La famiglia Pozzo ha fatto un gran bel lavoro in tutti questi anni. Quando sono arrivato io, l’Udinese una squadra piccola, che provava a salvarsi ogni anno, una volta ci riusciva ma quella dopo no. Coi Pozzo l’Udinese è diventata una potenza del calcio, un po’ di stagioni fa ha giocato per qualificarsi alla Champions League. La società ha messo in piedi lo stadio nuovo e ha costruito infrastrutture solide tra le prime al mondo, ed è riuscita a restare sempre in Serie A costruendo squadre spesso competitive.

Lei ha ancora un sogno nel mondo del calcio?
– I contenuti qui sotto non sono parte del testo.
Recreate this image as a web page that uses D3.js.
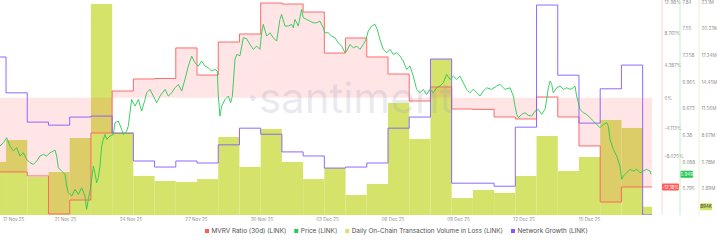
<!DOCTYPE html>
<html>
<head>
<meta charset="utf-8">
<script src="https://cdn.jsdelivr.net/npm/d3@7"></script>
<style>
  body { margin: 0; background: #fff; }
  svg { font-family: Inter, "Noto Sans", sans-serif; }
</style>
</head>
<body>
<svg id="chart" width="717" height="242"></svg>
<script>
// one value per day, 18 Nov 2025 .. 19 Dec 2025
const days = ["2025-11-18","2025-11-19","2025-11-20","2025-11-21","2025-11-22","2025-11-23","2025-11-24","2025-11-25",
  "2025-11-26","2025-11-27","2025-11-28","2025-11-29","2025-11-30","2025-12-01","2025-12-02","2025-12-03",
  "2025-12-04","2025-12-05","2025-12-06","2025-12-07","2025-12-08","2025-12-09","2025-12-10","2025-12-11",
  "2025-12-12","2025-12-13","2025-12-14","2025-12-15","2025-12-16","2025-12-17","2025-12-18","2025-12-19"];
// MVRV ratio (30d), %
const mvrv = [-10.14, -10.14, -10.68, -15.86, -13.96, -4.82, 0.90, 2.54, 2.61, 6.77, 3.08, 7.58, 8.67, 12.90, 12.76, 11.67,
  6.08, 8.13, 5.54, 3.22, -0.46, 1.45, -1.55, -1.60, -2.64, -2.91, 0.09, -2.64, -6.59, -14.23, -12.18, -12.18];
// daily on-chain transaction volume in loss, millions LINK
const volume = [5.75, 8.13, 4.12, 4.66, 8.35, 22.88, 9.00, 4.23, 3.69, 3.58, 3.90, 8.46, 5.21, 9.33, 5.75, 3.90,
  5.10, 2.17, 3.36, 12.15, 8.24, 16.92, 1.84, 2.71, 2.39, 4.23, 8.57, 4.77, 6.29, 10.30, 9.44, 0.894];
// network growth, new addresses
const growth = [313, 242, 184, 178, 194, 196, 162, 107, 95, 107, 103, 139, 172, 160, 125, 117,
  93, 95, 103, 172, 194, 309, 63, 63, 57, 174, 416, 277, 182, 250, 297, 0];

// price (LINK), [hours after 18 Nov 05:10 UTC, USD]
const priceStart = "2025-11-18T05:10:00Z";
const price = [[0,6.259],[3.8,6.296],[7.5,6.351],[11.3,6.259],[15.1,6.205],[18.9,6.241],[22.6,6.150],[26.4,6.186],
  [30.2,6.113],[33.9,6.077],[37.7,6.058],[41.5,6.095],[45.2,6.150],[49,6.168],[52.8,6.150],[56.6,6.186],[60.3,6.205],
  [62.2,6.216],[64.1,6.150],[66,6.022],[69.7,5.985],[73.5,5.949],[75.4,5.821],[77.3,5.748],[81.1,5.711],[84.8,5.784],
  [88.6,5.729],[92.4,5.802],[96.1,5.711],[98,5.565],[99.9,5.674],[101.8,5.766],[103.7,5.894],[105.6,6.040],[107.4,5.967],
  [109.3,5.857],[111.2,5.912],[113.1,6.040],[115,6.259],[116.9,6.333],[118.8,6.387],[120.6,6.333],[124.4,6.369],
  [128.2,6.387],[130.1,6.515],[133.8,6.534],[137.6,6.442],[139.5,6.387],[143.3,6.424],[145.1,6.479],[147,6.625],
  [148.9,6.771],[152.7,6.698],[156.5,6.771],[160.2,6.643],[164,6.771],[165.9,6.844],[169.7,6.881],[173.4,6.808],
  [177.2,6.735],[181,6.808],[186.6,6.881],[190.4,6.808],[194.2,6.844],[197.9,6.899],[201.7,6.936],[205.5,6.863],
  [209.2,6.991],[213,7.137],[216.8,7.246],[220.5,7.173],[224.3,7.137],[228.1,7.192],[231.9,7.137],[235.6,7.119],
  [239.4,7.082],[243.2,7.100],[245.8,7.082],[246.9,6.808],[248.8,6.588],[250.7,6.698],[254.5,6.771],[258.2,6.808],
  [260.9,6.735],[262.8,6.808],[263.9,6.954],[265.8,7.210],[267.7,7.265],[271.4,7.25],[275.2,7.448],[279,7.437],
  [282.7,7.374],[286.5,7.320],[290.3,7.356],[294,7.320],[295.9,7.502],[297.8,7.594],[301.6,7.466],[305.3,7.502],
  [309.1,7.448],[312.9,7.411],[316.6,7.649],[318.5,7.703],[322.3,7.576],[326.1,7.576],[329.8,7.594],[331.7,7.557],
  [333.6,7.649],[337.4,7.576],[341.1,7.758],[343,7.667],[346.8,7.649],[350.6,7.630],[354.3,7.612],[358.1,7.612],
  [361.9,7.630],[365.7,7.557],[367.5,7.502],[371.3,7.502],[375.1,7.466],[378.8,7.448],[382.6,7.393],[386.4,7.356],
  [390.2,7.283],[392,7.301],[395.8,7.374],[399.6,7.338],[403.4,7.356],[407.1,7.320],[410.9,7.374],[413.9,7.429],
  [416.5,7.521],[420.3,7.576],[424.1,7.594],[426.7,7.539],[429.7,7.429],[433.5,7.320],[437.3,7.283],[441.1,7.320],
  [444.8,7.265],[448.6,7.283],[452.4,7.246],[456.1,7.192],[459.9,7.100],[463.7,7.137],[467.4,7.027],[471.2,6.881],
  [475,6.844],[478.8,6.881],[482.5,6.826],[486.3,6.881],[490.1,6.844],[493.8,6.899],[497.6,6.918],[501.4,6.954],
  [505.1,7.045],[508.9,6.991],[512.7,7.027],[516.5,6.991],[520.2,7.027],[524,6.954],[527.8,6.881],[531.5,6.844],
  [535.3,6.881],[539.1,6.844],[542.9,6.808],[546.7,6.863],[550.4,6.899],[556.1,6.881],[561.8,6.918],[565.5,6.936],
  [571.2,6.881],[576.8,6.899],[580.6,6.808],[582.5,6.698],[584.4,6.607],[586.3,6.570],[590,6.607],[593.8,6.625],
  [597.6,6.596],[601.3,6.588],[605.1,6.643],[608.9,6.662],[612.6,6.607],[616.4,6.662],[618.3,6.771],[620.2,6.899],
  [622.1,6.972],[624,6.936],[625.8,6.844],[629.6,6.899],[633.4,6.918],[637.2,6.881],[640.9,6.899],[644.7,6.881],
  [648.5,6.899],[650.3,6.918],[652.2,6.808],[654.1,6.735],[656,6.662],[659.8,6.625],[663.5,6.607],[667.3,6.570],
  [671.1,6.534],[674.8,6.497],[678.6,6.460],[682.4,6.497],[686.2,6.515],[688,6.479],[689.9,6.333],[693.7,6.223],
  [697.5,6.150],[701.2,6.040],[703.1,5.894],[705,5.930],[708.8,5.967],[712.5,6.004],[716.3,5.985],[720.1,6.004],
  [723.9,5.967],[727.6,5.985],[731.4,6.004],[735.2,5.985],[736.3,5.949]];

const xLabels = ["17 Nov 25","21 Nov 25","24 Nov 25","27 Nov 25","30 Nov 25","03 Dec 25","06 Dec 25","09 Dec 25","12 Dec 25","15 Dec 25"];
const mvrvTicks = [-8.025, -4.113, 0, 4.387, 8.761, 12.98];
const priceTicks = [5.795, 6.088, 6.38, 6.673, 6.965, 7.258, 7.55, 7.84];
const volumeTicks = [2.89, 5.78, 8.67, 11.56, 14.45, 17.34, 20.23, 23.1];

const colors = { mvrv: "#ff5b5b", price: "#26c953", volume: "#d6e36a", growth: "#8358ff" };

const svg = d3.select("#chart");
const W = 652, plotTop = 3, plotBottom = 215;
const halfDay = 12 * 3600 * 1000;
const rows = days.map((d, i) => ({ t: new Date(d + "T00:00:00Z"), mvrv: mvrv[i], vol: volume[i], growth: growth[i] }));

const x = d3.scaleUtc().domain([new Date("2025-11-18T05:10:00Z"), new Date("2025-12-18T22:35:00Z")]).range([0, W]);
const yMvrv = d3.scaleLinear().domain([-16.0, 12.9]).range([plotBottom, plotTop]);
const yPrice = d3.scaleLinear().domain([5.503, 7.84]).range([plotBottom, 2]);
const yVol = d3.scaleLinear().domain([0, 23.1]).range([plotBottom, 2]);
const yGrowth = d3.scaleLinear().domain([0, 420]).range([plotBottom, plotTop]);

svg.append("clipPath").attr("id", "plot").append("rect").attr("x", 0).attr("y", 0).attr("width", W).attr("height", plotBottom);
const g = svg.append("g").attr("clip-path", "url(#plot)");

// volume bars
g.append("g").selectAll("rect").data(rows).enter().append("rect")
  .attr("x", d => x(new Date(+d.t - halfDay)))
  .attr("width", d => x(new Date(+d.t + halfDay)) - x(new Date(+d.t - halfDay)))
  .attr("y", d => yVol(d.vol))
  .attr("height", d => plotBottom - yVol(d.vol))
  .attr("fill", colors.volume);

// step points for daily series
function steps(key) {
  const pts = [];
  rows.forEach(d => {
    pts.push({ t: new Date(+d.t - halfDay), v: d[key] });
    pts.push({ t: new Date(+d.t + halfDay), v: d[key] });
  });
  return pts;
}

const mvrvPts = steps("mvrv");
g.append("path").datum(mvrvPts)
  .attr("d", d3.area().x(d => x(d.t)).y0(yMvrv(0)).y1(d => yMvrv(d.v)))
  .attr("fill", colors.mvrv).attr("fill-opacity", 0.16);
g.append("path").datum(mvrvPts)
  .attr("d", d3.line().x(d => x(d.t)).y(d => yMvrv(d.v)))
  .attr("fill", "none").attr("stroke", colors.mvrv).attr("stroke-width", 0.9);

g.append("path").datum(steps("growth"))
  .attr("d", d3.line().x(d => x(d.t)).y(d => yGrowth(d.v)))
  .attr("fill", "none").attr("stroke", colors.growth).attr("stroke-width", 0.9);

const t0 = +new Date(priceStart);
g.append("path").datum(price)
  .attr("d", d3.line().x(d => x(new Date(t0 + d[0] * 3600 * 1000))).y(d => yPrice(d[1])))
  .attr("fill", "none").attr("stroke", colors.price).attr("stroke-width", 0.9);

// watermark
svg.append("text").attr("x", 350).attr("y", 113).attr("text-anchor", "middle")
  .attr("font-size", 42).attr("fill", "#9aa0bb").attr("fill-opacity", 0.22).text("·santiment");

// x labels, evenly spread like the source
const xl = d3.scaleLinear().domain([0, xLabels.length]).range([0, 655]);
svg.append("g").selectAll("text").data(xLabels).enter().append("text")
  .attr("x", (d, i) => i === 0 ? 3 : xl(i))
  .attr("y", 221)
  .attr("text-anchor", (d, i) => i === 0 ? "start" : "middle")
  .attr("font-size", 4.6).attr("fill", "#8f8f8f").text(d => d);

// right axes
function rightAxis(xPos, scale, ticks, fmt, color) {
  svg.append("line").attr("x1", xPos).attr("x2", xPos).attr("y1", 0).attr("y2", plotBottom)
    .attr("stroke", color).attr("stroke-width", 0.8);
  const a = svg.append("g").attr("transform", `translate(${xPos},0)`)
    .call(d3.axisRight(scale).tickValues(ticks).tickSize(0).tickPadding(2.5).tickFormat(fmt));
  a.select(".domain").remove();
  a.selectAll("text").attr("font-size", 4.6).attr("fill", "#8f8f8f").attr("font-family", "Inter, sans-serif");
}
rightAxis(662, yMvrv, mvrvTicks, d => d + "%", "#f6cccc");
rightAxis(680, yPrice, priceTicks, d => d, "#b4e8bf");
rightAxis(699, yVol, volumeTicks, d => d + "M", "#eaefb6");

// last value tags
function tag(xPos, yPos, w, fill, txtColor, txt) {
  svg.append("rect").attr("x", xPos).attr("y", yPos - 3.5).attr("width", w).attr("height", 7).attr("rx", 1).attr("fill", fill);
  svg.append("text").attr("x", xPos + w / 2).attr("y", yPos + 1.7).attr("text-anchor", "middle")
    .attr("font-size", 4.6).attr("fill", txtColor).text(txt);
}
const lastM = mvrv[mvrv.length - 1], lastP = price[price.length - 1][1], lastV = volume[volume.length - 1];
tag(662, yMvrv(lastM), 17, colors.mvrv, "#fff", lastM + "%");
tag(680.5, yPrice(lastP), 12.5, colors.price, "#fff", lastP);
tag(700, Math.min(yVol(lastV), 212), 12, colors.volume, "#333", Math.round(lastV * 1000) + "K");

// legend
const legendItems = [
  { name: "MVRV Ratio (30d) (LINK)", c: colors.mvrv },
  { name: "Price (LINK)", c: colors.price },
  { name: "Daily On-Chain Transaction Volume in Loss (LINK)", c: colors.volume },
  { name: "Network Growth (LINK)", c: colors.growth }
];
const lg = svg.append("g").attr("font-size", 6.4).attr("fill", "#505050");
let lx = 205;
legendItems.forEach(it => {
  lg.append("rect").attr("x", lx).attr("y", 229).attr("width", 4).attr("height", 4).attr("fill", it.c);
  const t = lg.append("text").attr("x", lx + 6.5).attr("y", 233.2).text(it.name);
  lx += 6.5 + t.node().getComputedTextLength() + 8;
});
</script>
</body>
</html>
Mi piacerebbe insegnare calcio: ho scoperto che mi piace più di qualsiasi altra cosa. Vorrei tornare sul campo e fare l’aiutante di qualche allenatore. Mi piacerebbe farlo in Italia, sarebbe la soluzione migliore perché vivo qui. Parto ogni tanto per l’Argentina per seguire alcune cose personali, ma ci vado un paio di volte all’anno, al massimo tre, sempre di meno perché i miei figli sono cresciuti e la vita è cambiata. Vivo in Italia da trent’anni, ho vissuto più qui che in Argentina, i miei figli sono nati qui e sono cresciuti qui, loro sono pienamente italiani. Viviamo qui da una vita ormai. Uno dei miei figli fa il pilota d’aereo, l’altro fa il designer industriale e nessuno dei due segue le partite in televisione, una beffa… Mia figlia fa la pattinatrice sul ghiaccio: nemmeno lei ha a che fare col calcio.